In this 1871 session broadly the same bill had progressed to being a major government measure. W. E. Forster, nominally only Vice-President of the Council but a seasoned ministerial performer in
the House of Commons, who had piloted the Education Bill in the previous session, was in charge. He drove it through an obstructing chamber. Then, after the amazing amplitude for such an apparently
simple measure of eighteen days of Commons Committee and forty years of public discussion the Lords threw it out (and did so by the insultingly small vote of 97 to 48) on the ground that it had not
been adequately considered. Gladstone reacted with more passion against the Lords than he had hitherto mustered in favour of the ballot. This could be regarded as a typical sign of his
imperiousness: once his own mind, however reluctantly, had embraced the need for a change, he was impatient of the obscurantism of those who had not moved with him.
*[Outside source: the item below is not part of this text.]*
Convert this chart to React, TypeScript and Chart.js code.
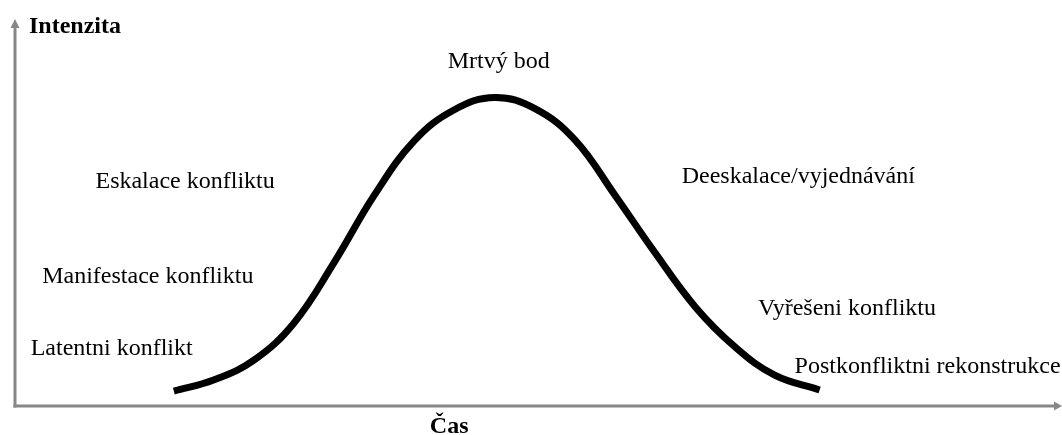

In his holiday-interrupting
speech in his son’s Whitby constituency on 2 September, he denounced the Lords for frustrating the will of the people’s House, and said that the next time round the bill would be
presented with ‘an authoritative knock’ on the door of their Lordship’s House. In 1872 he threatened first a special autumn session, a rare event, and then, if the Lords still did
not give way, a dissolution. Disraeli was not at all keen to risk his future prospects on this issue, and so, as a result of one of those processes of osmosis between the Conservative leader in the
Commons and allegedly independent-minded Tory peers, the Lords gave way in early July and the crisis was averted. The first secret-ballot by-election took place as early as 15 August 1872. The last
major legislative reform of Gladstone’s first government was in place.